Wind Will Carry Us, The (1999)

Kiarostami’s observant eye for landscapes and people reaches its apotheosis here in this graceful, if sometimes elusive, meditation on life and mortality.

Rating: 4 out of 5.

Review #2,212

Dir. Abbas Kiarostami
1999 | Iran | Drama | 113 mins | 1.85:1 | Persian & Kurdish
PG (passed clean)

Cast: Behzad Dorani, Noghre Asadi, Roushan Karam Elmi
Plot: Irreverent city engineer Behzad comes to a rural Kurdish village in Iran to keep vigil for a dying relative. While death hovers around the corner, Behzad gains perspectives on life and spirituality as he befriends the locals and experiences nature’s majesty, changing his own attitudes as a result.
Awards: Won Grand Special Jury Prize & FIPRESCI Prize (Venice)
International Sales: MK2

Accessibility Index
Subject Matter: Moderate – Mortality, Life and Living
Narrative Style: Slightly Complex
Pace: Slow
Audience Type: General Arthouse

Viewed: MUBI
Spoilers: No


Fresh from the Cannes Palme d’Or-winning success of Taste of Cherry (1997), The Wind Will Carry Us would be the last of Abbas Kiarostami’s lyrical, landscapey features centering on stories and the people who live in the rural villages of Iran, before he switched his modus operandi mainly to a more experimental approach in the early 2000s with Ten (2002), as if the new century beckoned for a new philosophy to filmmaking. 

Winning the Grand Special Jury Prize at Venice, Wind sees Kiarostami’s observant eye for the natural environment reaching its apotheosis as he fashions another graceful meditation on life and mortality. 

As he would do so in many of his masterful works, we see a solitary vehicle moving along the dirt tracks of the vast terrain.  In it is Behzad, an engineer, who visits a village (one that has been spectacularly cut into the side of a steep, rocky hill) to keep vigil for a dying relative. 

“When you close your eyes on this world… it means you’re never coming back.”
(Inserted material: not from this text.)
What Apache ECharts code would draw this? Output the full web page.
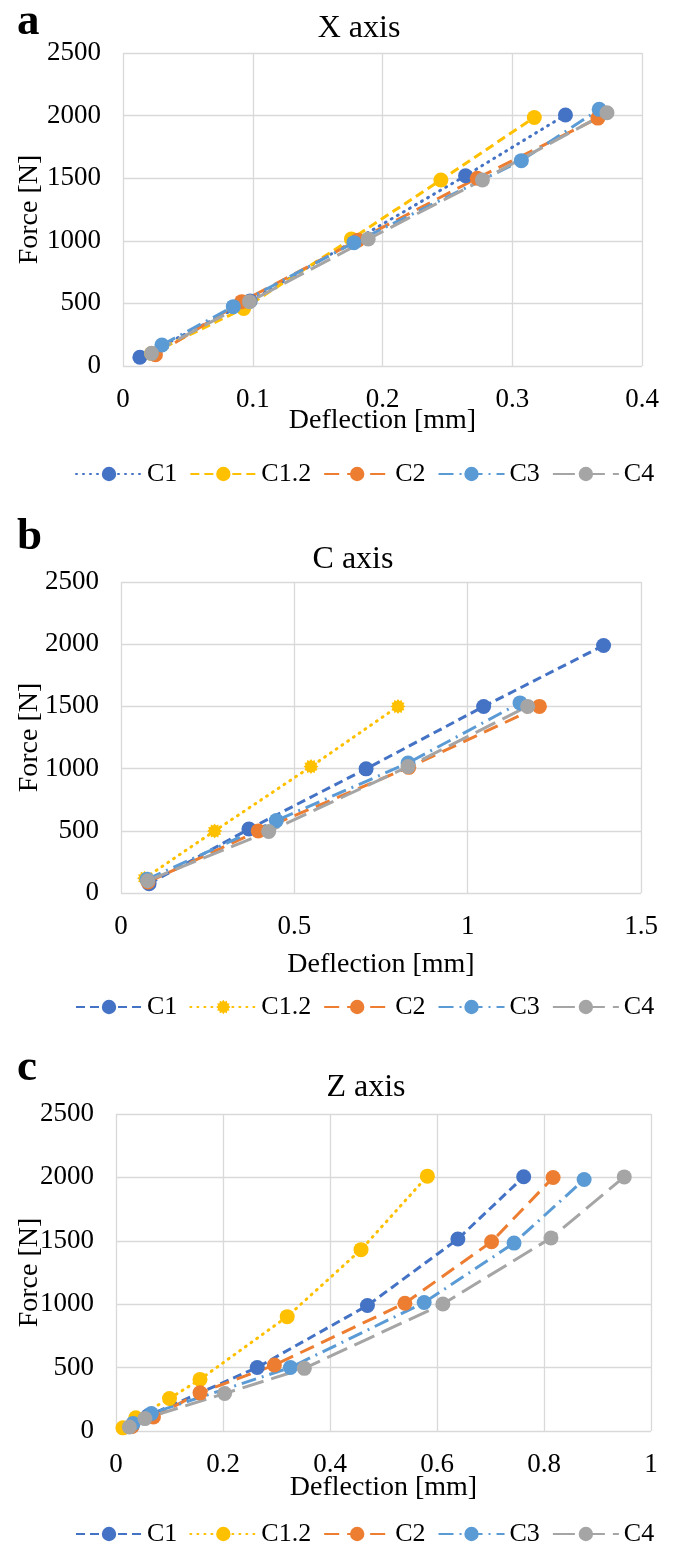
<!DOCTYPE html>
<html>
<head>
<meta charset="utf-8">
<script src="https://cdn.jsdelivr.net/npm/echarts@6/dist/echarts.min.js"></script>
<style>
  body { margin: 0; background: #fff; }
  .graph { position: absolute; left: 0; width: 674px; }
</style>
</head>
<body>
<div id="graphA" class="graph" style="top:0;height:505px"></div>
<div id="graphB" class="graph" style="top:505px;height:525px"></div>
<div id="graphC" class="graph" style="top:1030px;height:512px"></div>
<script>
// deflection [mm], force [N] pairs
var xC1  = [[0.013, 70], [0.098, 520], [0.178, 1000], [0.264, 1520], [0.341, 2005]];
var xC12 = [[0.022, 100], [0.093, 460], [0.176, 1014], [0.245, 1486], [0.317, 1985]];
var xC2  = [[0.025, 90], [0.0915, 514], [0.181, 1005], [0.273, 1500], [0.366, 1980]];
var xC3  = [[0.030, 168], [0.085, 474], [0.178, 985], [0.307, 1640], [0.367, 2050]];
var xC4  = [[0.022, 101], [0.0975, 514], [0.189, 1014], [0.277, 1486], [0.373, 2023]];

var cC1  = [[0.081, 75], [0.369, 514], [0.707, 998], [1.046, 1499], [1.392, 1990]];
var cC12 = [[0.068, 118], [0.27, 499], [0.548, 1016], [0.799, 1500]];
var cC2  = [[0.078, 88], [0.396, 499], [0.83, 1010], [1.207, 1500]];
var cC3  = [[0.075, 110], [0.448, 582], [0.828, 1045], [1.151, 1528]];
var cC4  = [[0.077, 99], [0.426, 494], [0.828, 1016], [1.173, 1500]];

var zC1  = [[0.03, 40], [0.06, 120], [0.264, 501], [0.47, 990], [0.639, 1514], [0.762, 2005]];
var zC12 = [[0.013, 25], [0.037, 105], [0.1, 256], [0.157, 407], [0.32, 902], [0.458, 1430], [0.582, 2010]];
var zC2  = [[0.03, 35], [0.07, 110], [0.157, 301], [0.296, 520], [0.54, 1008], [0.702, 1493], [0.817, 1999]];
var zC3  = [[0.032, 60], [0.066, 138], [0.326, 501], [0.576, 1013], [0.744, 1482], [0.875, 1983]];
var zC4  = [[0.025, 32], [0.054, 98], [0.203, 296], [0.352, 494], [0.611, 1002], [0.813, 1522], [0.950, 2004]];

var names = ['C1', 'C1.2', 'C2', 'C3', 'C4'];
var forceTicks = [0, 500, 1000, 1500, 2000, 2500];

var font = 'Liberation Serif, Times New Roman, serif';
var colors = { C1: '#4472C4', 'C1.2': '#FFC000', C2: '#ED7D31', C3: '#5B9BD5', C4: '#A5A5A5' };

// dash patterns used by the original spreadsheet styles
var dot = [1, 6];
var shortDash = [9, 5];
var longDash = [15, 8];
var dashDot = [15, 6, 2, 6];
var longerDash = [22, 8];

function burst() {
    var p = '';
    for (var i = 0; i < 24; i++) {
        var a = i * Math.PI / 12;
        var r = i % 2 ? 38 : 50;
        p += (i ? 'L' : 'M') + (50 + r * Math.sin(a)).toFixed(1) + ' ' + (50 - r * Math.cos(a)).toFixed(1);
    }
    return 'path://' + p + 'Z';
}

function line(name, data, dash, symbol) {
    return {
        name: name,
        type: 'line',
        data: data,
        symbol: symbol || 'circle',
        symbolSize: 15,
        itemStyle: { color: colors[name] },
        lineStyle: { color: colors[name], width: 3, type: dash, cap: dash === dot ? 'round' : 'butt' }
    };
}

function build(cfg) {
    return {
        animation: false,
        textStyle: { fontFamily: font, color: '#000' },
        title: {
            text: cfg.title, left: cfg.titleX, top: cfg.titleTop, textAlign: 'center', padding: 0,
            textStyle: { fontFamily: font, fontSize: 32, fontWeight: 'normal', color: '#000' }
        },
        graphic: [{
            type: 'text', left: 17, top: cfg.letterTop,
            style: { text: cfg.letter, font: 'bold 45px ' + font, fill: '#000' }
        }],
        grid: cfg.grid,
        legend: {
            data: names, left: 70, top: cfg.legendTop,
            itemWidth: 66, itemHeight: 18, itemGap: 12,
            textStyle: { fontFamily: font, fontSize: 26, color: '#000' }
        },
        xAxis: {
            type: 'value', min: 0, max: cfg.xMax, interval: cfg.xStep,
            name: 'Deflection [mm]', nameLocation: 'middle', nameGap: cfg.xNameGap,
            nameMoveOverlap: false,
            nameTextStyle: { fontFamily: font, fontSize: 28, color: '#000' },
            axisLine: { show: false }, axisTick: { show: false },
            axisLabel: { fontFamily: font, fontSize: 27, color: '#000', margin: 20 },
            splitLine: { lineStyle: { color: '#D9D9D9', width: 1.3 } }
        },
        yAxis: {
            type: 'value', min: forceTicks[0], max: forceTicks[forceTicks.length - 1], interval: 500,
            name: 'Force [N]', nameLocation: 'middle', nameGap: cfg.yNameGap,
            nameMoveOverlap: false,
            nameTextStyle: { fontFamily: font, fontSize: 28, color: '#000' },
            axisLine: { show: false }, axisTick: { show: false },
            axisLabel: {
                fontFamily: font, fontSize: 27, color: '#000', margin: 22,
                formatter: function (v) { return String(v); }
            },
            splitLine: { lineStyle: { color: '#D9D9D9', width: 1.3 } }
        },
        series: cfg.series
    };
}

var chartA = echarts.init(document.getElementById('graphA'));
chartA.setOption(build({
    title: 'X axis', titleX: 359, titleTop: 13, letter: 'a', letterTop: 0,
    grid: { left: 123, right: 32, top: 53, bottom: 139 },
    legendTop: 456, xMax: 0.4, xStep: 0.1, xNameGap: 41, yNameGap: 79,
    series: [
        line('C1', xC1, dot),
        line('C1.2', xC12, shortDash),
        line('C2', xC2, longDash),
        line('C3', xC3, dashDot),
        line('C4', xC4, longerDash)
    ]
}));

var chartB = echarts.init(document.getElementById('graphB'));
chartB.setOption(build({
    title: 'C axis', titleX: 353, titleTop: 39, letter: 'b', letterTop: 10,
    grid: { left: 121, right: 33, top: 77, bottom: 137 },
    legendTop: 484, xMax: 1.5, xStep: 0.5, xNameGap: 58, yNameGap: 77,
    series: [
        line('C1', cC1, shortDash),
        line('C1.2', cC12, dot, burst()),
        line('C2', cC2, longDash),
        line('C3', cC3, dashDot),
        line('C4', cC4, longerDash)
    ]
}));

var chartC = echarts.init(document.getElementById('graphC'));
chartC.setOption(build({
    title: 'Z axis', titleX: 366, titleTop: 42, letter: 'c', letterTop: 16,
    grid: { left: 116, right: 23, top: 84, bottom: 111 },
    legendTop: 486, xMax: 1, xStep: 0.2, xNameGap: 43, yNameGap: 72,
    series: [
        line('C1', zC1, shortDash),
        line('C1.2', zC12, dot),
        line('C2', zC2, longDash),
        line('C3', zC3, dashDot),
        line('C4', zC4, longerDash)
    ]
}));
</script>
</body>
</html>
However, Wind is so much more than what the plot has set the narrative out to be.  Behzad’s repetitive encounters with nature and various people (some we don’t see at all like a man who is digging a well at the top of the hill) changes something in him, even if it feels elusive to him and us. 

Kiarostami is also in a more symbolic mode here—not since Kubrick’s 2001: A Space Odyssey (1968) has the use of an animal bone in cinema been so metaphorically rewarding.  While Wind isn’t as emotionally rich as some of his best works, its poetic and contemplative qualities are no doubt there to savour.